Last night's reading was lovely, even cathartic. We had a dozen people in the audience, which felt like a crowd in the little gallery, and to sit and read with Gibson and Betsy, to play off each other's work, was a deep pleasure. We read in three acts--Desire, Grief, Giving--but didn't look at each other's choices beforehand, so any synchronicity or contrast was accidental and vibrating. Many of the audience members were poets, some of whom I knew very well, and that was lovely too--a true sense of community and careful attention. The night was a really, really good return to in-person poetry.
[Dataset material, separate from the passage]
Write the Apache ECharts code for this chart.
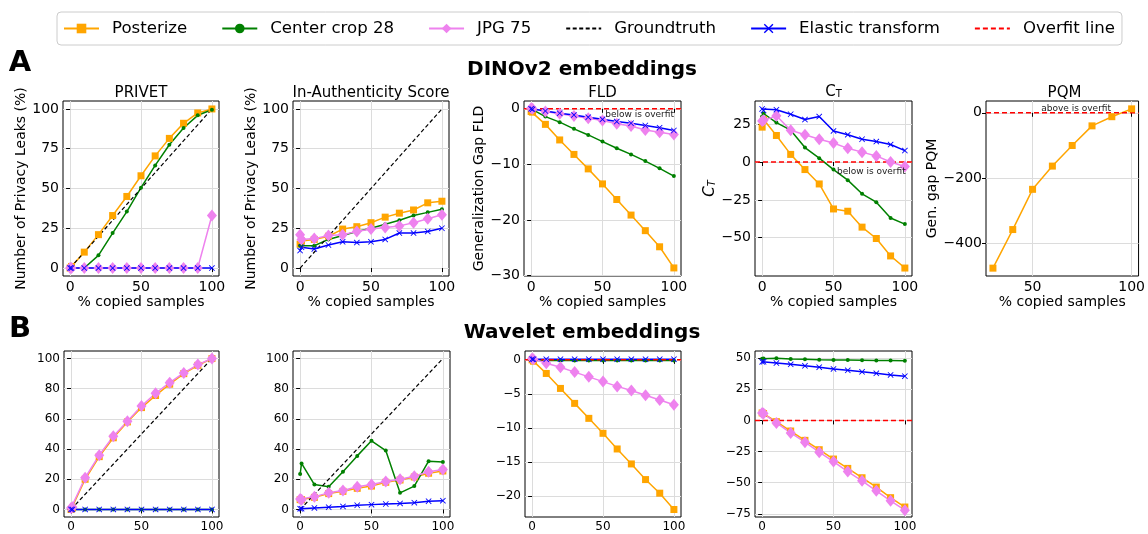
<!DOCTYPE html>
<html>
<head>
<meta charset="utf-8">
<script src="https://cdn.jsdelivr.net/npm/echarts@6.0.0/dist/echarts.min.js"></script>
<style>
  html, body { margin: 0; padding: 0; background: #fff; }
  #chart { width: 1148px; height: 534px; }
</style>
</head>
<body>
<div id="chart"></div>
<script>
// x values (% copied samples)
const copied = [0, 1, 10, 20, 30, 40, 50, 60, 70, 80, 90, 100];
const pqmCopied = [30, 40, 50, 60, 70, 80, 90, 100];
const gtX = [0, 100];
const gtY = [0, 100];

// A: DINOv2 embeddings
const privetPosterize = [0, 1, 10, 21, 33, 45, 58, 70.5, 81.5, 91, 97.5, 100];
const privetCenter = [0, 0, 0, 8, 22, 35.5, 50.5, 64.5, 77.5, 88, 96, 99.5];
const privetJpg = [0, 0, 0, 0, 0, 0, 0, 0, 0, 0, 0, 33];
const privetElastic = [0, 0, 0, 0, 0, 0, 0, 0, 0, 0, 0, 0];

const authPosterize = [15, 17, 18, 20, 24.5, 26, 28.5, 32, 34.5, 36.5, 41, 42];
const authCenter = [14, 14, 14, 18, 20.5, 23, 25, 27.5, 30, 33, 35, 37];
const authJpg = [21, 18, 18.5, 20.5, 21, 23, 24.5, 25.5, 26.5, 28.5, 31, 33.5];
const authElastic = [11, 13, 12, 14.5, 16.5, 16, 16.5, 18, 22, 22, 23, 25];

const fldPosterize = [-0.5, -0.6, -2.8, -5.6, -8.2, -10.8, -13.5, -16.3, -19.1, -21.9, -24.8, -28.6];
const fldCenter = [0, -0.1, -1.4, -2.4, -3.6, -4.7, -5.9, -7.1, -8.2, -9.4, -10.7, -12.1];
const fldJpg = [0.1, 0, -0.5, -0.9, -1.3, -1.7, -2.1, -2.7, -3.1, -3.8, -4.2, -4.6];
const fldElastic = [0, -0.1, -0.4, -0.8, -1.1, -1.5, -1.9, -2.3, -2.6, -3.0, -3.4, -3.9];

const ctPosterize = [23, 28, 17.5, 5, -5, -14.5, -31, -32.5, -43, -50.5, -62, -70];
const ctCenter = [30, 32, 26, 21, 9.5, 2.5, -5, -12, -21, -26.5, -37, -41];
const ctJpg = [27, 27.5, 30.5, 21, 18, 15, 12.5, 9, 6.5, 4, 0, -3];
const ctElastic = [35, 34, 34.5, 31.5, 28, 30, 20.5, 18, 15, 13.5, 11.5, 7.5];

const pqmPosterize = [-475, -357, -234, -163, -100, -40, -12, 12];

// B: Wavelet embeddings
const wPrivetPosterize = [0, 1, 20, 35, 47.5, 58, 67.5, 75.5, 83, 90, 95.5, 100];
const wPrivetCenter = [0, 0, 0, 0, 0, 0, 0, 0, 0, 0, 0, 0];
const wPrivetJpg = [1, 1.5, 21, 36, 48.5, 58.5, 68.5, 77, 84, 90.5, 96, 100];
const wPrivetElastic = [0, 0, 0, 0, 0, 0, 0, 0, 0, 0, 0, 0];

const wAuthPosterize = [6.5, 6.5, 8, 10.5, 12, 14, 15.5, 18, 19.5, 21.5, 24, 25.5];
const wAuthCenter = [23.5, 30.5, 16.5, 15, 25, 35.5, 45.5, 39, 11, 15.5, 32, 31.5];
const wAuthJpg = [7, 6.5, 8.5, 11, 12.5, 15, 16.5, 18.5, 20, 22, 25, 26.5];
const wAuthElastic = [0.5, 0.5, 1, 1.5, 2, 2.8, 3.2, 3.6, 4, 4.5, 5.5, 5.8];

const wFldPosterize = [0, -0.2, -2, -4.2, -6.4, -8.6, -10.8, -13.1, -15.3, -17.6, -19.6, -22];
const wFldCenter = [-0.1, -0.1, -0.1, -0.1, -0.1, -0.1, -0.1, -0.1, -0.1, -0.1, -0.1, -0.1];
const wFldJpg = [0.2, 0.1, -0.5, -1.1, -1.8, -2.5, -3.2, -3.9, -4.5, -5.2, -5.9, -6.6];
const wFldElastic = [0.1, 0.1, 0.1, 0.1, 0.1, 0.1, 0.1, 0.1, 0.1, 0.1, 0.1, 0.1];

const wCtPosterize = [6, 5.5, -1, -8.5, -16, -23.5, -31, -38.5, -46, -53.5, -62, -69.5];
const wCtCenter = [49.5, 49.6, 49.8, 49.3, 49, 48.6, 48.5, 48.4, 48.2, 48, 48, 47.8];
const wCtJpg = [6, 5.5, -2, -10, -17.5, -25.5, -33, -41, -48.5, -56.5, -64.5, -72];
const wCtElastic = [47, 47, 46, 45, 43.8, 42.7, 41.3, 40.2, 39, 37.8, 36.5, 35.5];

const FONT = 'DejaVu Sans';
const xPath = 'path://M0,1L1,0L5,4L9,0L10,1L6,5L10,9L9,10L5,6L1,10L0,9L4,5Z';
const styles = {
  'Posterize': { color: '#FFA500', symbol: 'rect', size: 7 },
  'Center crop 28': { color: '#008000', symbol: 'circle', size: 4 },
  'JPG 75': { color: '#EE82EE', symbol: 'diamond', size: [10, 12] },
  'Elastic transform': { color: '#0000FF', symbol: xPath, size: 6 }
};

const panels = [
  { box: [63, 101, 156, 175], xr: [-5, 105], xt: [0, 50, 100], yr: [-5, 105], yt: [0, 25, 50, 75, 100],
    title: 'PRIVET', yName: 'Number of Privacy Leaks (%)', yGap: 30, xName: '% copied samples',
    post: privetPosterize, center: privetCenter, jpg: privetJpg, elastic: privetElastic, gt: true },
  { box: [293, 101, 156, 175], xr: [-5, 105], xt: [0, 50, 100], yr: [-5, 105], yt: [0, 25, 50, 75, 100],
    title: 'In-Authenticity Score', yName: 'Number of Privacy Leaks (%)', yGap: 30, xName: '% copied samples',
    post: authPosterize, center: authCenter, jpg: authJpg, elastic: authElastic, gt: true },
  { box: [524, 101, 157, 175], xr: [-5, 105], xt: [0, 50, 100], yr: [-30.05, 1.4], yt: [-30, -20, -10, 0],
    title: 'FLD', yName: 'Generalization Gap FLD', yGap: 30, xName: '% copied samples',
    post: fldPosterize, center: fldCenter, jpg: fldJpg, elastic: fldElastic, overfit: true,
    note: { text: 'below is overfit', at: [76, -1.05] } },
  { box: [755, 101, 157, 175], xr: [-5, 105], xt: [0, 50, 100], yr: [-75.25, 40.25], yt: [-50, -25, 0, 25],
    title: 'CT', yName: 'CT', yGap: 30, xName: '% copied samples',
    post: ctPosterize, center: ctCenter, jpg: ctJpg, elastic: ctElastic, overfit: true,
    note: { text: 'below is overfit', at: [76.5, -6.4] } },
  { box: [986, 101, 157, 175], xr: [26.5, 103.5], xt: [50, 100], yr: [-499, 36], yt: [-400, -200, 0],
    title: 'PQM', yName: 'Gen. gap PQM', yGap: 33, xName: '% copied samples',
    post: pqmPosterize, postX: pqmCopied, overfit: true,
    note: { text: 'above is overfit', at: [72, 14] } },
  { box: [64, 351, 155, 166], xr: [-5, 105], xt: [0, 50, 100], yr: [-5, 105], yt: [0, 20, 40, 60, 80, 100], small: true,
    post: wPrivetPosterize, center: wPrivetCenter, jpg: wPrivetJpg, elastic: wPrivetElastic, gt: true },
  { box: [293, 351, 157, 166], xr: [-5, 105], xt: [0, 50, 100], yr: [-5, 105], yt: [0, 20, 40, 60, 80, 100], small: true,
    post: wAuthPosterize, center: wAuthCenter, jpg: wAuthJpg, elastic: wAuthElastic, gt: true },
  { box: [525, 351, 156, 166], xr: [-5, 105], xt: [0, 50, 100], yr: [-23.1, 1.3], yt: [-20, -15, -10, -5, 0], small: true,
    post: wFldPosterize, center: wFldCenter, jpg: wFldJpg, elastic: wFldElastic, overfit: true },
  { box: [755, 351, 157, 166], xr: [-5, 105], xt: [0, 50, 100], yr: [-77.5, 55.7], yt: [-75, -50, -25, 0, 25, 50], small: true,
    post: wCtPosterize, center: wCtCenter, jpg: wCtJpg, elastic: wCtElastic, overfit: true }
];

function pairs(xs, ys) {
  return xs.map((x, i) => [x, ys[i]]);
}
const minus = v => String(v).replace('-', '\u2212');

const grids = [], xAxes = [], yAxes = [], series = [], graphics = [];

function axis(p, i, ticks, range) {
  const fs = p.small ? 12 : 14;
  return {
    gridIndex: i, type: 'value', min: range[0], max: range[1],
    axisLine: { show: false },
    axisTick: { show: true, length: 4, customValues: ticks, lineStyle: { color: '#000', width: 1 } },
    axisLabel: { customValues: ticks, formatter: minus, fontSize: fs, fontFamily: FONT, color: '#000', margin: 4 },
    splitLine: { show: true, lineStyle: { color: '#dcdcdc', width: 1 } }
  };
}

function line(name, i, xs, ys) {
  const s = styles[name];
  return {
    name: name, type: 'line', xAxisIndex: i, yAxisIndex: i,
    data: pairs(xs, ys),
    symbol: s.symbol, symbolSize: s.size, showAllSymbol: true,
    itemStyle: { color: s.color },
    lineStyle: { color: s.color, width: 1.5 },
    animation: false
  };
}

panels.forEach((p, i) => {
  grids.push({ left: p.box[0], top: p.box[1], width: p.box[2], height: p.box[3],
    show: true, borderColor: '#000', borderWidth: 1 });
  const xa = axis(p, i, p.xt, p.xr);
  const ya = axis(p, i, p.yt, p.yr);
  if (p.xName) {
    xa.name = p.xName; xa.nameLocation = 'middle'; xa.nameGap = 19;
    xa.nameTextStyle = { fontSize: 14, fontFamily: FONT, color: '#000' };
  }
  if (p.yName) {
    ya.nameLocation = 'middle'; ya.nameGap = p.yGap;
    if (p.yName === 'CT') {
      ya.name = '{c|C}{t|T}';
      ya.nameTextStyle = { fontFamily: FONT, color: '#000',
        rich: { c: { fontSize: 15, fontStyle: 'italic', fontFamily: FONT }, t: { fontSize: 10, fontStyle: 'italic', fontFamily: FONT, verticalAlign: 'bottom' } } };
    } else {
      ya.name = p.yName;
      ya.nameTextStyle = { fontSize: 14, fontFamily: FONT, color: '#000' };
    }
  }
  xAxes.push(xa);
  yAxes.push(ya);

  if (p.post) series.push(line('Posterize', i, p.postX || copied, p.post));
  if (p.center) series.push(line('Center crop 28', i, copied, p.center));
  if (p.jpg) series.push(line('JPG 75', i, copied, p.jpg));
  if (p.gt) series.push({
    name: 'Groundtruth', type: 'line', xAxisIndex: i, yAxisIndex: i,
    data: pairs(gtX, gtY), symbol: 'none',
    itemStyle: { color: '#000' },
    lineStyle: { color: '#000', width: 1.2, type: [4, 2.5] }, animation: false
  });
  if (p.elastic) series.push(line('Elastic transform', i, copied, p.elastic));
  if (p.overfit) {
    const o = {
      name: 'Overfit line', type: 'line', xAxisIndex: i, yAxisIndex: i,
      data: pairs(p.xr, [0, 0]), symbol: 'none',
      itemStyle: { color: '#FF0000' },
      lineStyle: { color: '#FF0000', width: 1.5, type: [5, 3] }, animation: false
    };
    if (p.note) {
      o.markPoint = {
        symbol: 'circle', symbolSize: 1, itemStyle: { color: 'rgba(0,0,0,0)' }, animation: false,
        label: { show: true, position: 'inside', color: '#222', fontSize: 9, fontFamily: FONT },
        data: [{ coord: p.note.at, value: p.note.text, label: { formatter: p.note.text } }]
      };
    }
    series.push(o);
  }

  if (p.title) {
    const cx = p.box[0] + p.box[2] / 2;
    if (p.title === 'CT') {
      graphics.push({ type: 'text', x: cx, y: p.box[1] - 9,
        style: { text: '{c|C}{t|T}', textAlign: 'center', textVerticalAlign: 'middle', fill: '#000',
          rich: { c: { fontSize: 15, fontFamily: FONT }, t: { fontSize: 10, fontFamily: FONT, verticalAlign: 'bottom' } } } });
    } else {
      graphics.push({ type: 'text', x: cx, y: p.box[1] - 8,
        style: { text: p.title, textAlign: 'center', textVerticalAlign: 'middle', fontSize: 15, fontFamily: FONT, fill: '#000' } });
    }
  }
});

graphics.push(
  { type: 'text', x: 20, y: 63, style: { text: 'A', textAlign: 'center', textVerticalAlign: 'middle', fontSize: 29, fontWeight: 'bold', fontFamily: FONT, fill: '#000' } },
  { type: 'text', x: 582, y: 70, style: { text: 'DINOv2 embeddings', textAlign: 'center', textVerticalAlign: 'middle', fontSize: 20, fontWeight: 'bold', fontFamily: FONT, fill: '#000' } },
  { type: 'text', x: 20, y: 329, style: { text: 'B', textAlign: 'center', textVerticalAlign: 'middle', fontSize: 29, fontWeight: 'bold', fontFamily: FONT, fill: '#000' } },
  { type: 'text', x: 582, y: 333, style: { text: 'Wavelet embeddings', textAlign: 'center', textVerticalAlign: 'middle', fontSize: 20, fontWeight: 'bold', fontFamily: FONT, fill: '#000' } }
);

const chart = echarts.init(document.getElementById('chart'), null, { renderer: 'canvas' });
chart.setOption({
  backgroundColor: '#fff',
  animation: false,
  textStyle: { fontFamily: FONT },
  legend: {
    data: [
      'Posterize', 'Center crop 28', 'JPG 75',
      { name: 'Groundtruth', itemStyle: { opacity: 0 } },
      'Elastic transform',
      { name: 'Overfit line', itemStyle: { opacity: 0 } }
    ],
    left: 57, top: 12,
    padding: [8, 7, 8, 6],
    itemWidth: 35, itemHeight: 12, itemGap: 34,
    textStyle: { fontSize: 16.6, fontFamily: FONT, color: '#000', padding: [0, 0, 0, 8] },
    borderColor: '#cccccc', borderWidth: 1, borderRadius: 4,
    backgroundColor: '#fff'
  },
  grid: grids,
  xAxis: xAxes,
  yAxis: yAxes,
  series: series,
  graphic: graphics
});
</script>
</body>
</html>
So, today. Trash day. Vacuuming day. Getting-Christmas-presents-into-the-mail day. Also, examine-the-drafts-I've-written-this-week day. Over the course of my little retreat, I've made four new pieces and done some serious thinking about what could be a small craft essay about sentence versus fragment. I don't know if that will get written, but I'm glad to have done the thinking, and I'm considering, too, how it might fit into a future generative writing class.
And the word histoire is now in my head . . . the French word for "story," which, for English speakers, also carries the connotation of "history." Truth merged with invention. I feel that is what I've been writing lately: histoires.
1 comment:
Pre-sign me up for any class that works on the fine details of craft. I am ready to "level up" in my work!
And histoires. Yes. (I'm nodding contemplatively, but you can't see that.)